The present invention generally relates to gas cylinder springs and more particularly to a self-contained gas cylinder used to cushion the plenums of a press.
Gas cylinders of the type disclosed in this application typically employ a compressible gas such as nitrogen gas to resist the movement of a piston within a cylinder. These cylinders are generally of two basic types, threaded body and stand alone cylinders. Threaded body cylinders have a cylinder body that is open at one end with a piston rod extending out of the other end. The open end has external threads that permit the spring cylinder to be threaded into a manifold. The manifold generally has a number of threaded openings for receipt of a number of cylinder springs. A supply of nitrogen gas is supplied to the manifold and to the spring cylinders through their open ends.
Stand-alone cylinders are self-contained gas springs. They are charged with a quantity of compressible gas, such as nitrogen gas and then sealed. The stand alone springs are placed in various openings in the plenums of a press to cushion the presses movement.
Both types of gas springs work in the same manner. A piston reciprocates within a cylinder body against a compressible gas, such, for example, nitrogen gas. The cylinder is pre-charged with about 2,000 psi of nitrogen gas. When the piston is forced into the cylinder body, the nitrogen gas is compressed to a maximum pressure of about 3,000 to 5,000 PSI, depending upon the cylinder and piston size.
There are several problems in known gas cylinders. One problem is the springs create heat as they operate which increases wear of the various parts of the cylinder. As should be appreciated, excessive heat reduces the life of gas springs, particularly the life of the seals employed in the springs.
U.S. Pat. No. 4,74 1,518 discloses a stand alone cylinder that is believed to create large amounts of heat. The piston has an elongated bearing along a majority of the piston that engages the inner wall of the cylinder as the piston reciprocates. This bearing generates heat as the piston reciprocates, which causes the bearing to wear as well as other components and reduces the life of the cylinder.

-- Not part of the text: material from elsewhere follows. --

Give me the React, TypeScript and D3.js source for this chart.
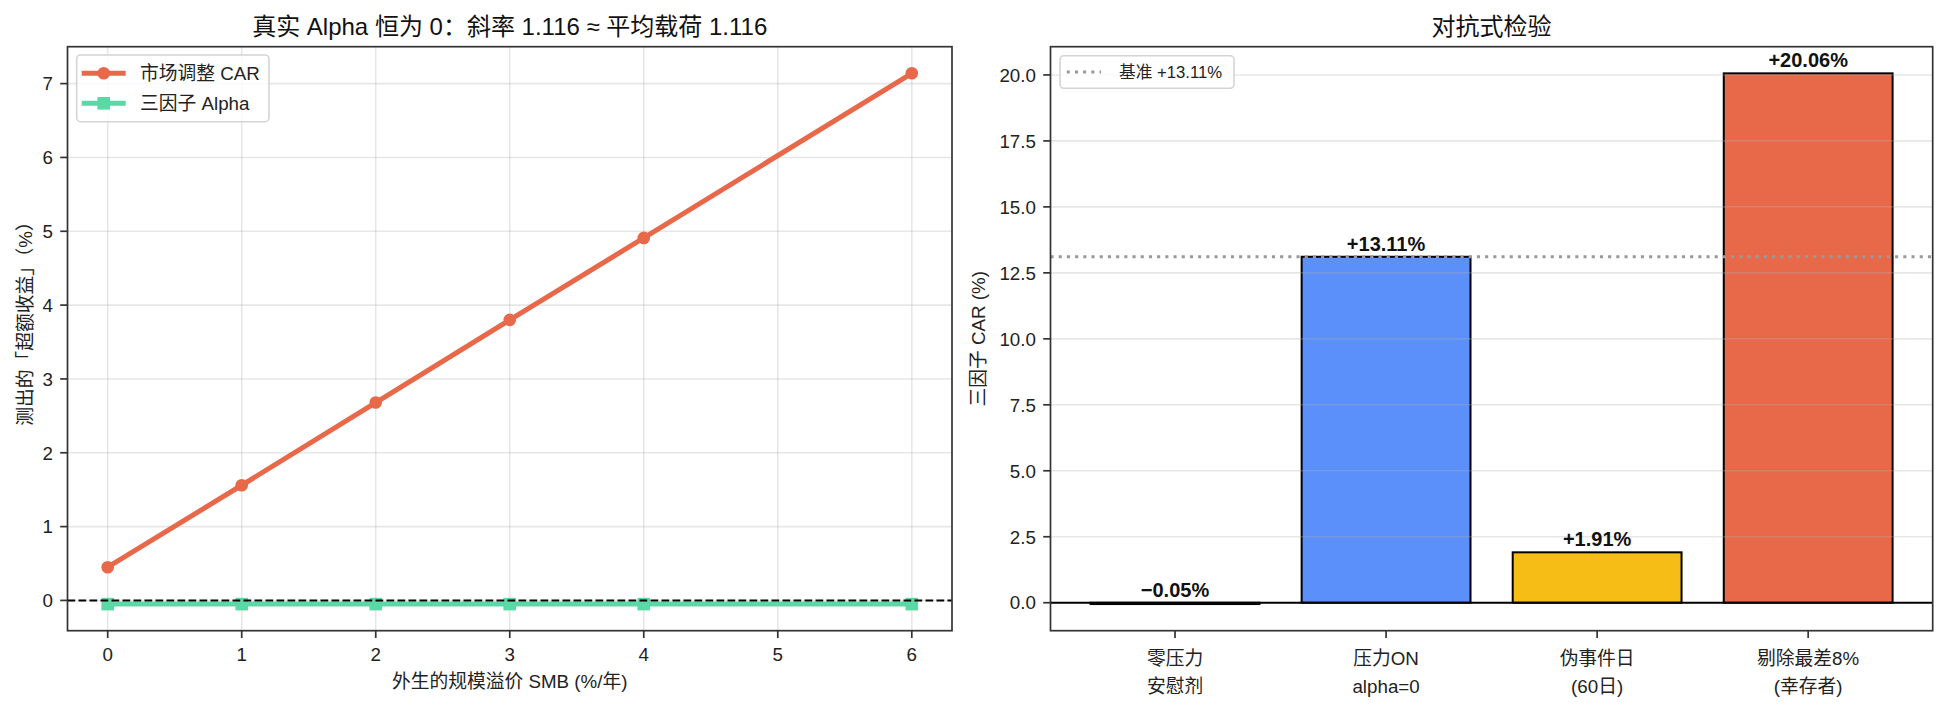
import React from "react";
import * as d3 from "d3";

// ---------- data ----------
const smbPremium = [0, 1, 2, 3, 4, 6];
const marketAdjCar = [0.45, 1.56, 2.68, 3.8, 4.91, 7.14];
const threeFactorAlpha = [-0.05, -0.05, -0.05, -0.05, -0.05, -0.05];
const leftXTicks = [0, 1, 2, 3, 4, 5, 6];
const leftYTicks = [0, 1, 2, 3, 4, 5, 6, 7];

const testLine1 = ["零压力", "压力ON", "伪事件日", "剔除最差8%"];
const testLine2 = ["安慰剂", "alpha=0", "(60日)", "(幸存者)"];
const testValues = [-0.05, 13.11, 1.91, 20.06];
const testColors = ["#5D7092", "#5B8FF9", "#F6BD16", "#E8684A"];
const baselineValue = 13.11;
const rightYTicks = [0, 2.5, 5, 7.5, 10, 12.5, 15, 17.5, 20];

const FONT = "'Liberation Sans', 'Noto Sans CJK SC', sans-serif";
const SPINE = "#333333";
const CAR_COLOR = "#E8684A";
const ALPHA_COLOR = "#5AD8A6";

const fmtPct = (v: number) =>
  (v >= 0 ? "+" : "\u2212") + Math.abs(v).toFixed(2) + "%";

export default function App() {
  // left axes geometry
  const L = { x0: 67.5, x1: 952, y0: 46.7, y1: 630.7 };
  const lx = d3.scaleLinear().domain([-0.3, 6.3]).range([L.x0, L.x1]);
  const ly = d3.scaleLinear().domain([-0.41, 7.5]).range([L.y1, L.y0]);

  // right axes geometry
  const R = { x0: 1050.5, x1: 1932.7, y0: 46.7, y1: 630.7 };
  const rx = d3.scaleLinear().domain([-0.59, 3.59]).range([R.x0, R.x1]);
  const ry = d3.scaleLinear().domain([-1.06, 21.07]).range([R.y1, R.y0]);
  const barW = rx(0.8) - rx(0);

  const lineGen = d3
    .line<[number, number]>()
    .x((d) => lx(d[0]))
    .y((d) => ly(d[1]));
  const carPts = smbPremium.map((x, i) => [x, marketAdjCar[i]] as [number, number]);
  const alphaPts = smbPremium.map((x, i) => [x, threeFactorAlpha[i]] as [number, number]);

  const tickFs = 18.75;

  return (
    <svg
      width={1946}
      height={714}
      style={{ position: "absolute", left: 0, top: 0, background: "#fff" }}
      fontFamily={FONT}
    >
      <rect x={0} y={0} width={1946} height={714} fill="#fff" />

      {/* ================= LEFT CHART ================= */}
      <defs>
        <clipPath id="clipL">
          <rect x={L.x0} y={L.y0} width={L.x1 - L.x0} height={L.y1 - L.y0} />
        </clipPath>
        <clipPath id="clipR">
          <rect x={R.x0} y={R.y0} width={R.x1 - R.x0} height={R.y1 - R.y0} />
        </clipPath>
      </defs>

      {/* grid */}
      <g stroke="#b0b0b0" strokeOpacity={0.3} strokeWidth={1.6}>
        {leftXTicks.map((t) => (
          <line key={"gx" + t} x1={lx(t)} x2={lx(t)} y1={L.y0} y2={L.y1} />
        ))}
        {leftYTicks.map((t) => (
          <line key={"gy" + t} x1={L.x0} x2={L.x1} y1={ly(t)} y2={ly(t)} />
        ))}
      </g>

      <g clipPath="url(#clipL)">
        <path d={lineGen(carPts) || ""} fill="none" stroke={CAR_COLOR} strokeWidth={5} />
        {carPts.map((p, i) => (
          <circle key={"c" + i} cx={lx(p[0])} cy={ly(p[1])} r={6.3} fill={CAR_COLOR} />
        ))}
        <path d={lineGen(alphaPts) || ""} fill="none" stroke={ALPHA_COLOR} strokeWidth={5} />
        {alphaPts.map((p, i) => (
          <rect
            key={"s" + i}
            x={lx(p[0]) - 6.3}
            y={ly(p[1]) - 6.3}
            width={12.6}
            height={12.6}
            fill={ALPHA_COLOR}
          />
        ))}
        <line
          x1={L.x0}
          x2={L.x1}
          y1={ly(0)}
          y2={ly(0)}
          stroke="#000"
          strokeWidth={2.1}
          strokeDasharray="7.7,3.3"
        />
      </g>

      {/* spines */}
      <rect
        x={L.x0}
        y={L.y0}
        width={L.x1 - L.x0}
        height={L.y1 - L.y0}
        fill="none"
        stroke={SPINE}
        strokeWidth={1.7}
      />

      {/* x ticks */}
      {leftXTicks.map((t) => (
        <g key={"xt" + t}>
          <line x1={lx(t)} x2={lx(t)} y1={L.y1} y2={L.y1 + 7.3} stroke={SPINE} strokeWidth={1.7} />
          <text x={lx(t)} y={654} dy="0.36em" textAnchor="middle" fontSize={tickFs} fill="#222">
            {t}
          </text>
        </g>
      ))}
      {/* y ticks */}
      {leftYTicks.map((t) => (
        <g key={"yt" + t}>
          <line x1={L.x0 - 7.3} x2={L.x0} y1={ly(t)} y2={ly(t)} stroke={SPINE} strokeWidth={1.7} />
          <text x={L.x0 - 14.6} y={ly(t)} dy="0.36em" textAnchor="end" fontSize={tickFs} fill="#222">
            {t}
          </text>
        </g>
      ))}

      {/* axis labels */}
      <text x={(L.x0 + L.x1) / 2} y={681.7} dy="0.36em" textAnchor="middle" fontSize={tickFs} fill="#222">
        外生的规模溢价 SMB (%/年)
      </text>
      <text
        transform={`translate(25,319) rotate(-90)`}
        textAnchor="middle"
        dy="0.36em"
        fontSize={tickFs}
        fill="#222"
      >
        测出的「超额收益」（%）
      </text>

      {/* title */}
      <text x={(L.x0 + L.x1) / 2} y={35} textAnchor="middle" fontSize={24} fill="#111">
        真实 Alpha 恒为 0：斜率 1.116 ≈ 平均载荷 1.116
      </text>

      {/* legend */}
      <g>
        <rect
          x={76.7}
          y={55}
          width={192.3}
          height={66.7}
          rx={4}
          fill="#fff"
          fillOpacity={0.8}
          stroke="#d4d4d4"
          strokeWidth={1.6}
        />
        <line x1={81.7} x2={125.7} y1={73.3} y2={73.3} stroke={CAR_COLOR} strokeWidth={5} />
        <circle cx={103.7} cy={73.3} r={6.3} fill={CAR_COLOR} />
        <text x={140} y={73.3} dy="0.36em" fontSize={tickFs} fill="#222">
          市场调整 CAR
        </text>
        <line x1={81.7} x2={125.7} y1={103.3} y2={103.3} stroke={ALPHA_COLOR} strokeWidth={5} />
        <rect x={103.7 - 6.3} y={103.3 - 6.3} width={12.6} height={12.6} fill={ALPHA_COLOR} />
        <text x={140} y={103.3} dy="0.36em" fontSize={tickFs} fill="#222">
          三因子 Alpha
        </text>
      </g>

      {/* ================= RIGHT CHART ================= */}
      <g clipPath="url(#clipR)">
        {testValues.map((v, i) => {
          const yTop = ry(Math.max(v, 0));
          const yBot = ry(Math.min(v, 0));
          return (
            <rect
              key={"bar" + i}
              x={rx(i) - barW / 2}
              y={yTop}
              width={barW}
              height={Math.max(yBot - yTop, 0.5)}
              fill={testColors[i]}
              stroke="#000"
              strokeWidth={2}
            />
          );
        })}
        {/* grid (above bars) */}
        <g stroke="#b0b0b0" strokeOpacity={0.3} strokeWidth={1.6}>
          {rightYTicks.map((t) => (
            <line key={"rgy" + t} x1={R.x0} x2={R.x1} y1={ry(t)} y2={ry(t)} />
          ))}
        </g>
        <line x1={R.x0} x2={R.x1} y1={ry(0)} y2={ry(0)} stroke="#000" strokeWidth={1.8} />
        <line
          x1={R.x0}
          x2={R.x1}
          y1={ry(baselineValue)}
          y2={ry(baselineValue)}
          stroke="#999"
          strokeWidth={3.1}
          strokeDasharray="3.1,5.1"
        />
      </g>

      {/* value labels */}
      {testValues.map((v, i) => (
        <text
          key={"vl" + i}
          x={rx(i)}
          y={ry(Math.max(v, 0)) - 6}
          textAnchor="middle"
          fontSize={20}
          fontWeight="bold"
          fill="#111"
        >
          {fmtPct(v)}
        </text>
      ))}

      {/* spines */}
      <rect
        x={R.x0}
        y={R.y0}
        width={R.x1 - R.x0}
        height={R.y1 - R.y0}
        fill="none"
        stroke={SPINE}
        strokeWidth={1.7}
      />

      {/* y ticks */}
      {rightYTicks.map((t) => (
        <g key={"ryt" + t}>
          <line x1={R.x0 - 7.3} x2={R.x0} y1={ry(t)} y2={ry(t)} stroke={SPINE} strokeWidth={1.7} />
          <text x={R.x0 - 14.6} y={ry(t)} dy="0.36em" textAnchor="end" fontSize={tickFs} fill="#222">
            {t.toFixed(1)}
          </text>
        </g>
      ))}
      {/* x ticks */}
      {testLine1.map((c, i) => (
        <g key={"rxt" + i}>
          <line x1={rx(i)} x2={rx(i)} y1={R.y1} y2={R.y1 + 7.3} stroke={SPINE} strokeWidth={1.7} />
          <text x={rx(i)} y={658} dy="0.36em" textAnchor="middle" fontSize={tickFs} fill="#222">
            {c}
          </text>
          <text x={rx(i)} y={686} dy="0.36em" textAnchor="middle" fontSize={tickFs} fill="#222">
            {testLine2[i]}
          </text>
        </g>
      ))}

      <text
        transform={`translate(978,${(R.y0 + R.y1) / 2}) rotate(-90)`}
        textAnchor="middle"
        dy="0.36em"
        fontSize={tickFs}
        fill="#222"
      >
        三因子 CAR (%)
      </text>

      <text x={(R.x0 + R.x1) / 2} y={35} textAnchor="middle" fontSize={24} fill="#111">
        对抗式检验
      </text>

      {/* right legend */}
      <g>
        <rect
          x={1060}
          y={55.7}
          width={174}
          height={32.6}
          rx={4}
          fill="#fff"
          fillOpacity={0.8}
          stroke="#d4d4d4"
          strokeWidth={1.6}
        />
        <line
          x1={1066.7}
          x2={1101}
          y1={72}
          y2={72}
          stroke="#999"
          strokeWidth={3.1}
          strokeDasharray="3.1,5.1"
        />
        <text x={1119} y={72} dy="0.36em" fontSize={16.7} fill="#222">
          基准 +{baselineValue.toFixed(2)}%
        </text>
      </g>
    </svg>
  );
}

Other problems result from the very tight tolerances required between the piston and the adjoining parts of the gas cylinder such as for example the bearings used to guide the piston. One reason for the need for tight tolerances is because of the type of seals employed and the need to prevent the seals from creeping or extruding between the piston rod and an adjoining part such as for example the guide bearing.
In the gas spring disclosed in U.S. Pat. No. 5,129,635, relatively little clearance is provided between each rod 16, 18 and its bearings 58, 84. With reference to column 3, lines 47 to 52 of the '635 patent, "[this] clearance is usually about 0.002 to 0.004 of an inch per side or a total clearance of 0.004 to 0.008 of an inch between the diameters of each rod and its associated bearings. To achieve these close tolerances, preferably the bearings are sized after being pressed into their housing." The need to size the bearings after being pressed into their housing is a difficult and expensive process. It also makes maintenance of the cylinder difficult and expensive as well. But it is necessary to have the tight tolerances because, without them, the seals can extrude, resulting in leaks around the seals and excessive wearing of the seals.